Political Work For Abolition

Josiah Conder's political work included a tract on the superior value of free labour over slave labour. In 1839 he became a founding Committee Member of the British and Foreign Anti-slavery Society for the Abolition of Slavery and the Slave-trade Throughout the World, which is today known as Anti-Slavery International. In this role he was an organiser of, and delegate to, the world's first Anti-slavery convention, which was held in London in 1840 - an event depicted in a large painting by Benjamin Haydon that hangs in the National Portrait Gallery, London. His poem 'The Last Night of Slavery' dated 1 August 1834, evoking the horrors of the middle passage, was published in his collection, The Choir and the Oratory, or Praise and Prayer, 1837. It was republished in the anthology, Slavery, Abolition and Emancipation: writings in the British Romantic Period (London: Pickering & Chatto) in 1999. Josiah Conder's Biographical Sketch of the Late Thomas Pringle, the Secretary of the Anti-Slavery Society, was published in 1835, and widely sold bound together with Thomas Pringle's own Narrative of a Residence in South Africa (1834).

Shortly before his untimely death, Josiah Conder was prominent in the campaign to finance and make arrangements for Samuel Ringgold Ward, an African-American who escaped slavery in the USA, to travel the length and breadth of Britain speaking to crowds to encourage support for the abolition of slavery in southern states of America, at a time when British foreign policy, as epitomised by Viscount Palmerston, was supportive of slavery in the USA in marked contrast to its determined attempts to close down the supply and trade from West African chieftains, eventually isolating just the King of Dahomey and the Chief of Lagos. Samuel Ringgold Ward held a large meeting at Crosby Hall on 20 March 1854, to thank Josiah Conder and others in his close circle, mainly nonconformists such as Dr Thomas Binney and the Rev James Sherman who supported him in England in contrast to the double standards of government policy which prioritised cheap cotton from the southern slave states over African-American civil rights.
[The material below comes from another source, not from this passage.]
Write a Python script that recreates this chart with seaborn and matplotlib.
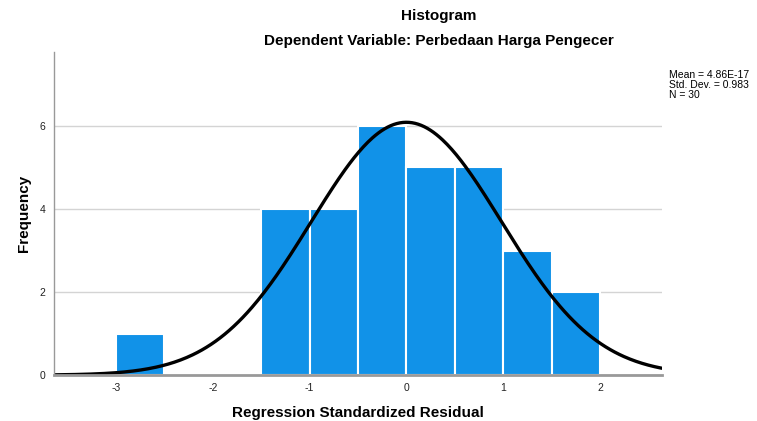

Joseph Conder's wife also took a role in abolition in the USA. In December 1852, along with a number of other British women of the period, she was part of the group of ladies who met at Stafford House on Friday, 26 December to consider the expediency of addressing a memorial from the women of England to the women of the United States, on the subject of slavery, and developed this work through her role on the sub-committee.